‘My highlight of 2016’ — J. S. Bach autograph manuscript

Books & Manuscripts specialist Thomas Venning on the autograph manuscript that reveals Bach in the moment of composition, which sold for £2.5 million in July

‘This lovely manuscript by J. S. Bach was the first complete autograph by the composer to come to the market for 20 years,’ explains Thomas Venning, Head of the Books & Manuscripts department at Christie’s in London. ‘Bach’s musical handwriting has an otherworldy beauty. Some musicians talk about his music in almost mystical terms, and you can really feel that in the way the notes dance on the page.’

The rare, original manuscript of the Prelude, Fugue and Allegro for lute or keyboard in E flat major, BWV 998, that Venning is referring to sold for £2,518,500 on 13 July. No more than ten of Bach’s complete autograph manuscripts are thought to survive in private hands. Dated to between 1735 and 1740, this autograph reveals Bach in the moment of composition — the fluent calligraphy indicates his confident conception of the piece, but the corrections and his obvious difficulty in fitting the piece onto the available paper suggest that he was writing down the composition for the first time. 
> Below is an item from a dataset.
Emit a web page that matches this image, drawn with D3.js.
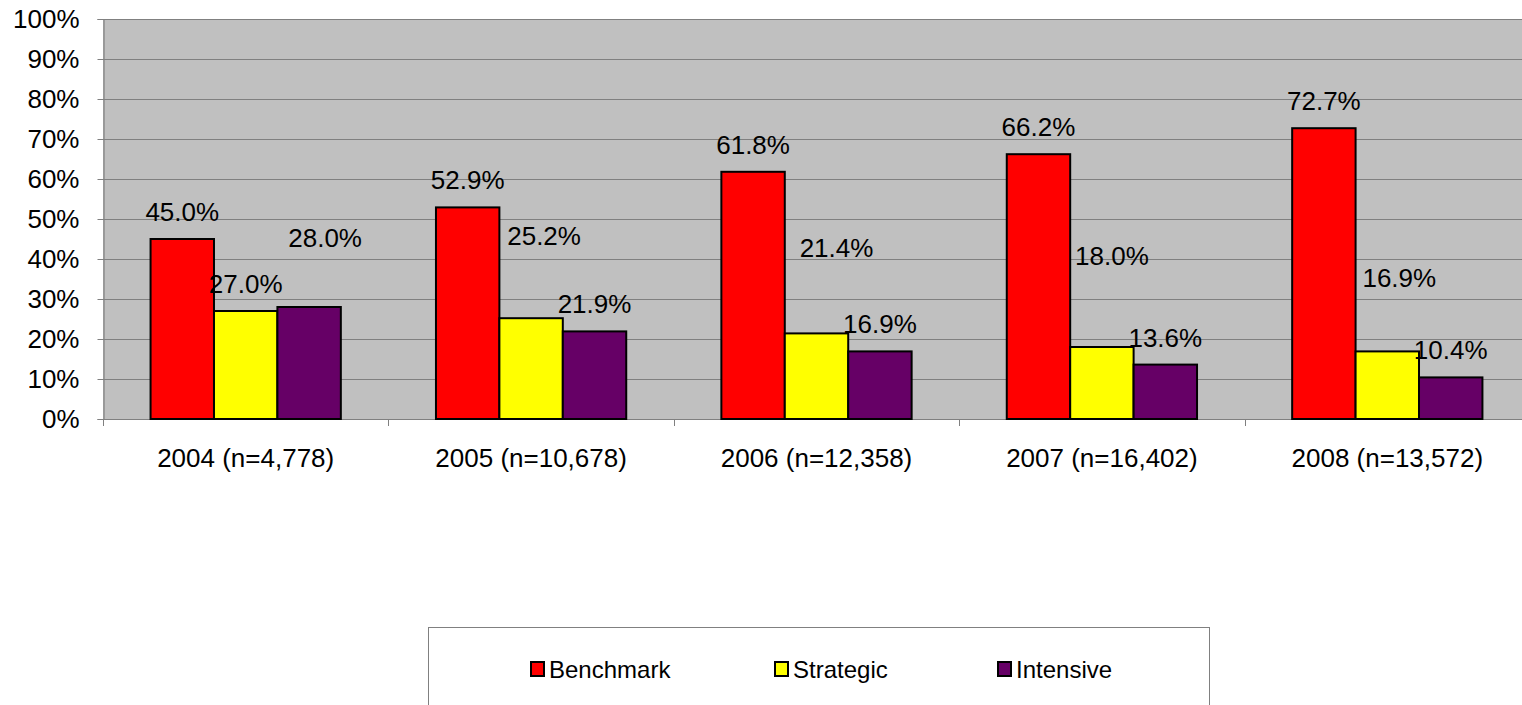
<!DOCTYPE html>
<html>
<head>
<meta charset="utf-8">
<script src="https://cdn.jsdelivr.net/npm/d3@7"></script>
<style>
  html, body { margin: 0; padding: 0; background: #ffffff; }
  svg { display: block; font-family: "Liberation Sans", Arial, sans-serif; }
</style>
</head>
<body>
<svg id="chart" width="1522" height="705"></svg>
<script>
// ---- data ----
const categories = ["2004 (n=4,778)", "2005 (n=10,678)", "2006 (n=12,358)", "2007 (n=16,402)", "2008 (n=13,572)"];
const seriesNames = ["Benchmark", "Strategic", "Intensive"];
const benchmark = [45.0, 52.9, 61.8, 66.2, 72.7];
const strategic = [27.0, 25.2, 21.4, 18.0, 16.9];
const intensive = [28.0, 21.9, 16.9, 13.6, 10.4];
const yTicks = [0, 10, 20, 30, 40, 50, 60, 70, 80, 90, 100];
const seriesColors = ["#FF0000", "#FFFF00", "#660066"];

// ---- layout ----
const W = 1522, H = 705;
const plot = { left: 103, top: 19, right: 1530, bottom: 419 };
const seriesValues = [benchmark, strategic, intensive];
// manual data-label nudges (px) matching the reference's hand-placed labels
const labelNudge = [
  [[0,0],[0,0],[0,0],[0,0],[0,0]],
  [[0,0],[13,-55],[20,-58],[10,-64],[12,-46]],
  [[16,-42],[0,0],[0,0],[0,0],[0,0]]
];

const svg = d3.select("#chart");

const x0 = d3.scaleBand().domain(categories).range([plot.left, plot.right]).paddingInner(0).paddingOuter(0);
// gap width 150%: band = 3w + 1.5w
const bw = x0.bandwidth() / 4.5;
const x1 = d3.scaleBand().domain(seriesNames).range([0.75 * bw, 0.75 * bw + 3 * bw]).padding(0);
const y = d3.scaleLinear().domain([0, 100]).range([plot.bottom, plot.top]);

// plot background
svg.append("rect")
  .attr("x", plot.left).attr("y", plot.top)
  .attr("width", plot.right - plot.left).attr("height", plot.bottom - plot.top)
  .attr("fill", "#C0C0C0");

// gridlines
svg.append("g").selectAll("line")
  .data(yTicks.filter(d => d > 0))
  .join("line")
  .attr("x1", plot.left).attr("x2", plot.right)
  .attr("y1", d => Math.round(y(d)) + 0.5).attr("y2", d => Math.round(y(d)) + 0.5)
  .attr("stroke", "#808080").attr("stroke-width", 1.2);

// y axis
const yAxis = d3.axisLeft(y).tickValues(yTicks).tickFormat(d => d + "%").tickSize(6).tickPadding(18);
const gy = svg.append("g").attr("transform", `translate(${plot.left + 0.5},0)`).call(yAxis);
gy.select(".domain").attr("stroke", "#808080").attr("stroke-width", 1.2);
gy.selectAll(".tick line").attr("stroke", "#808080");
gy.selectAll(".tick text").attr("font-size", 26).attr("fill", "#000")
  .attr("font-family", "'Liberation Sans', Arial, sans-serif");

// x axis (ticks at band boundaries)
svg.append("line")
  .attr("x1", plot.left).attr("x2", plot.right)
  .attr("y1", plot.bottom + 0.5).attr("y2", plot.bottom + 0.5)
  .attr("stroke", "#808080").attr("stroke-width", 1.2);
const boundaries = categories.map(c => x0(c)).concat([x0(categories[categories.length - 1]) + x0.bandwidth()]);
svg.append("g").selectAll("line")
  .data(boundaries)
  .join("line")
  .attr("x1", d => Math.round(d) + 0.5).attr("x2", d => Math.round(d) + 0.5)
  .attr("y1", plot.bottom).attr("y2", plot.bottom + 7)
  .attr("stroke", "#808080");
svg.append("g").selectAll("text")
  .data(categories)
  .join("text")
  .attr("x", d => x0(d) + x0.bandwidth() / 2)
  .attr("y", 467)
  .attr("text-anchor", "middle")
  .attr("font-size", 26)
  .attr("fill", "#000")
  .text(d => d);

// bars
const groups = svg.append("g").selectAll("g")
  .data(categories)
  .join("g")
  .attr("transform", d => `translate(${x0(d)},0)`);

groups.each(function(cat, ci) {
  const g = d3.select(this);
  seriesNames.forEach((s, si) => {
    const v = seriesValues[si][ci];
    g.append("rect")
      .attr("x", x1(s))
      .attr("y", y(v))
      .attr("width", x1.bandwidth())
      .attr("height", y(0) - y(v))
      .attr("fill", seriesColors[si])
      .attr("stroke", "#000")
      .attr("stroke-width", 2);
  });
});

// data labels
groups.each(function(cat, ci) {
  const g = d3.select(this);
  seriesNames.forEach((s, si) => {
    const v = seriesValues[si][ci];
    const n = labelNudge[si][ci];
    g.append("text")
      .attr("x", x1(s) + x1.bandwidth() / 2 + n[0])
      .attr("y", y(v) - 18 + n[1])
      .attr("text-anchor", "middle")
      .attr("font-size", 26)
      .attr("fill", "#000")
      .text(v.toFixed(1) + "%");
  });
});

// legend
const legend = svg.append("g");
legend.append("rect")
  .attr("x", 428.5).attr("y", 627.5)
  .attr("width", 781).attr("height", 100)
  .attr("fill", "#fff").attr("stroke", "#808080").attr("stroke-width", 1);
const legendX = [531, 775, 998];
seriesNames.forEach((s, i) => {
  legend.append("rect")
    .attr("x", legendX[i]).attr("y", 662)
    .attr("width", 13).attr("height", 14)
    .attr("fill", seriesColors[i]).attr("stroke", "#000").attr("stroke-width", 2);
  legend.append("text")
    .attr("x", legendX[i] + 18).attr("y", 678)
    .attr("font-size", 24)
    .attr("fill", "#000")
    .text(s);
});
</script>
</body>
</html>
The manuscript represents a remarkable stepping stone in the evolution of Western classical music, and as such Venning felt its appeal would reach beyond Christie’s existing buyers. ‘We believed that something as wonderful as this would draw in people who had never bid in this field before,’ he explains. And so it would prove.

The manuscript was taken on tour and, says Venning, ‘There was a real thrill in being able to talk about it and engage with collectors and music-lovers, and also to listen to the work performed in the presence of the original pages on which it was composed 280 years ago. The eventual buyer came to a client event in Hong Kong — actually as a plus one — and simply fell in love with it. He had never bought anything remotely like this before.’

It has been an outstanding year for the London Books department, which has sold four lots for more than £1 million each. In May a Shakespeare First Folio, published in 1623, realised £1.87m. And on the same day that the Bach autograph was auctioned, Christie’s also sold Rheticus’s 1540 account of Copernicus’s heliocentric theory of the universe for £1,818,500, as well as a first edition of Basilius Besler’s Hortus Eystettensis (1613) for £1,930,500.

‘For me personally, however — as an autographs specialist, and as the son of a musician who is devoted to Bach’s music — the Bach was particularly special,’ confesses our specialist.